Many plays, particularly those in the theatre, are written to impart a message from the author. TV plays typically have been no different and especially during the 1970s in the UK, social realism and commentary on injustices in society were grist to the playwright’s mill.
Largely, however, this wasn’t the case for genre series, which were much more interested in ideas about science, technology and the future in the case of science-fiction shows – or just scaring people in the case of horror shows. But the first play in BBC2’s 1972 supernatural anthology series Dead of Night, The Exorcism, married both the supernatural and social conscience to deliver a play about the divide between rich and poor that still was able to scare the crap out of the viewer.
Set in a recently purchased cottage in the countryside, The Exorcism sees various middle-class friends (Clive Swift, Edward Petherbridge, Anna Cropper and Sylvia Kay) get together for a dinner party and to revel in how much money they have. Unfortunately, their behaviour excites some particularly unfriendly proletariat ghosts and the party ends up going in a particularly bad direction for them all.

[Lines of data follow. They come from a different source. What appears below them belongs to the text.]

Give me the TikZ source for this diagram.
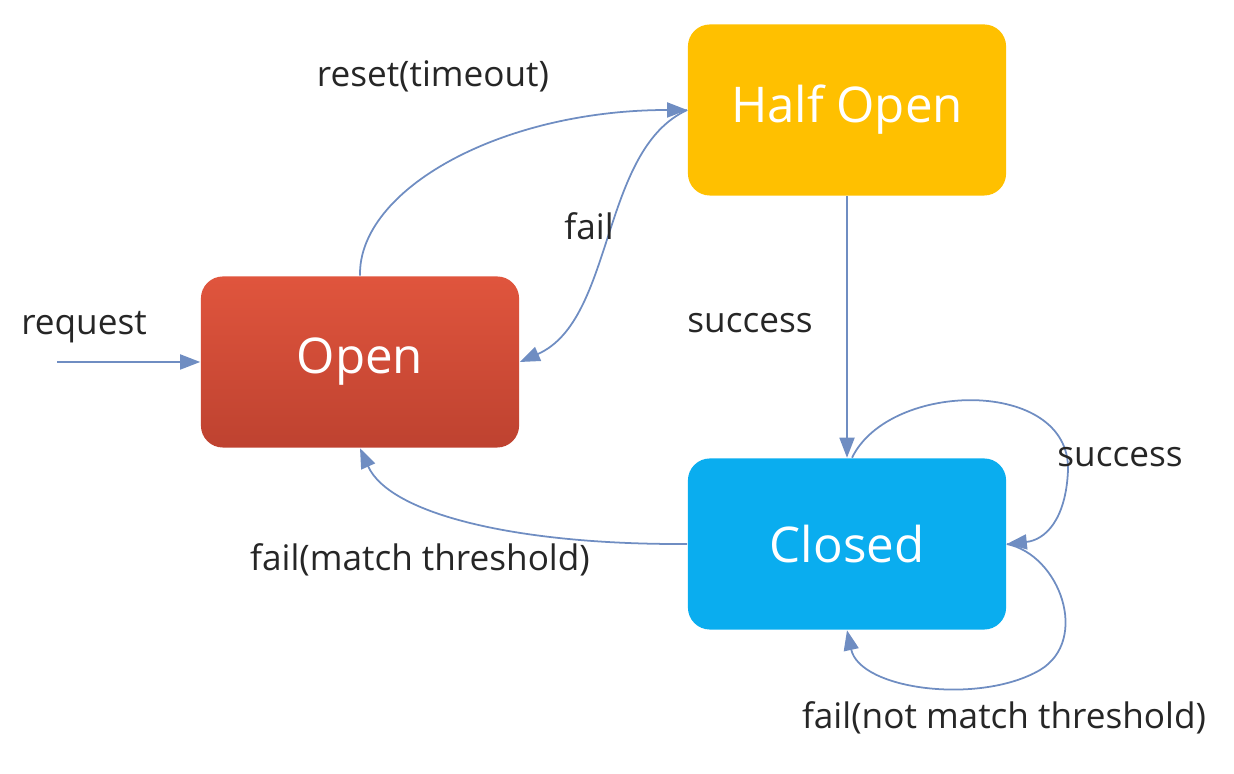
\documentclass[tikz,border=0pt]{standalone}
\usepackage{fontspec}
\setmainfont{Open Sans}
\usetikzlibrary{arrows.meta}
\definecolor{halfyellow}{HTML}{FFC000}
\definecolor{closedblue}{HTML}{0AADEF}
\definecolor{opentop}{HTML}{E0553D}
\definecolor{openbottom}{HTML}{BE4230}
\definecolor{linkblue}{HTML}{6F8DC2}
\begin{document}
\begin{tikzpicture}[x=0.01cm,y=-0.01cm,
    state/.style={rounded corners=0.22cm, minimum width=3.18cm, minimum height=1.71cm, text=white, font=\fontsize{14}{17}\selectfont},
    link/.style={-{Triangle[length=0.2cm,width=0.15cm]}, draw=linkblue, line width=0.5pt},
    lbl/.style={text=black!85, font=\fontsize{10}{12}\selectfont}]
    \useasboundingbox (0,0) rectangle (1234,774);
    \node[state, fill=halfyellow] (half) at (847,110) {Half Open};
    \node[state, top color=opentop, bottom color=openbottom] (open) at (360,362) {Open};
    \node[state, fill=closedblue] (closed) at (847,544) {Closed};
    \coordinate (req) at (57,362);
    \draw[link] (req) -- (open.west);
    \draw[link] (open.north) .. controls (358,190) and (500,110) .. (half.west);
    \draw[link] (half.west) .. controls (600,150) and (615,320) .. (open.east);
    \draw[link] (half.south) -- (closed.north);
    \draw[link] ([xshift=0.05cm]closed.north) .. controls (890,380) and (1070,378) .. (1068,470) .. controls (1066,520) and (1045,540) .. (closed.east);
    \draw[link] (closed.east) .. controls (1060,555) and (1090,640) .. (1040,670) .. controls (980,705) and (860,690) .. (closed.south);
    \draw[link] (closed.west) .. controls (520,545) and (390,515) .. (open.south);
    \node[lbl] (lreq) at (84,327) {request};
    \node[lbl] (lreset) at (433,76) {reset(timeout)};
    \node[lbl] (lfail) at (589,226) {fail};
    \node[lbl] (lsucc) at (750,323) {success};
    \node[lbl] (lloop) at (1120,457) {success};
    \node[lbl] (lmatch) at (420,560) {fail(match threshold)};
    \node[lbl] (lnot) at (1004,718) {fail(not match threshold)};
\end{tikzpicture}
\end{document}
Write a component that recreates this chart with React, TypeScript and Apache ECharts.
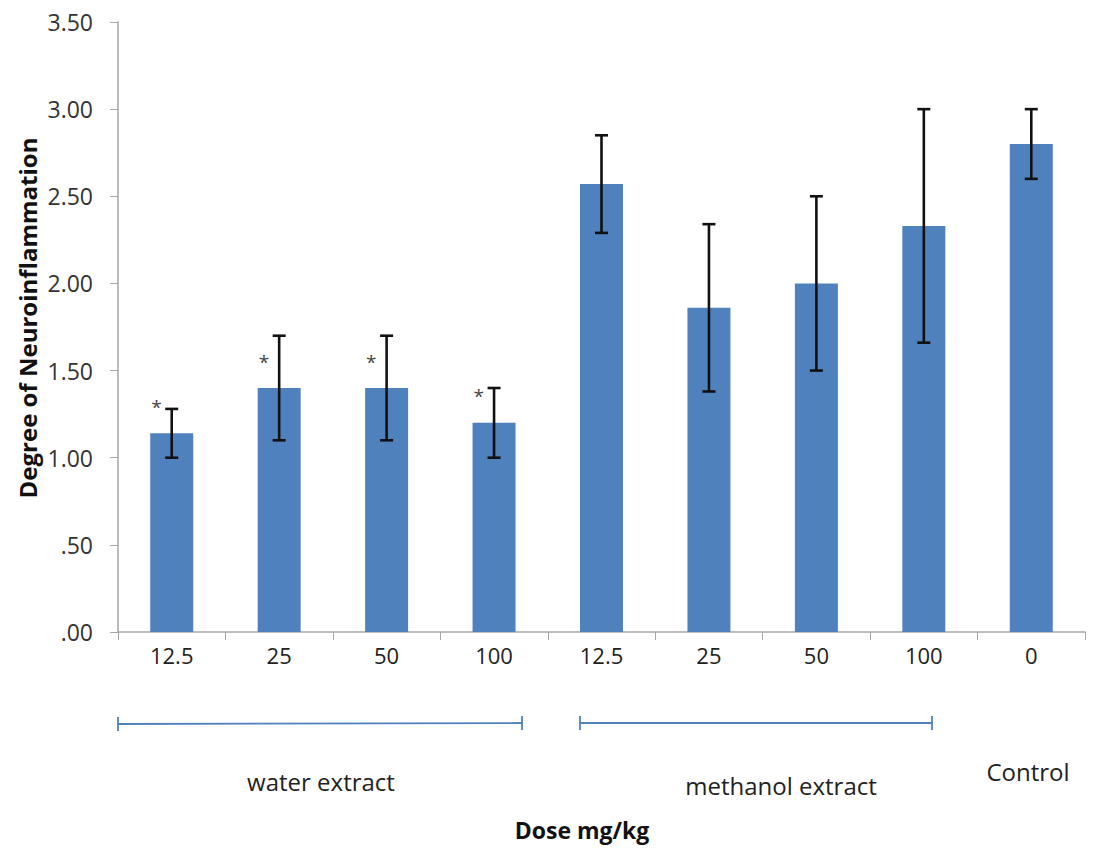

If you can get over the somewhat agitprop nature of Don Taylor’s play, this is a real blood curdler that’ll make you think while it scares you witless. Best watched at night, with the lights turned down, it’s this week’s Wednesday Play on Thursday. Enjoy – and if you like it, you can buy it and the two surviving episodes (Return Flight and A Woman Sobbing) on DVD.
PS Trivia lovers might like to know that the eighth episode of the series was going to be The Stone Tape, but that was eventually aired as a separate play.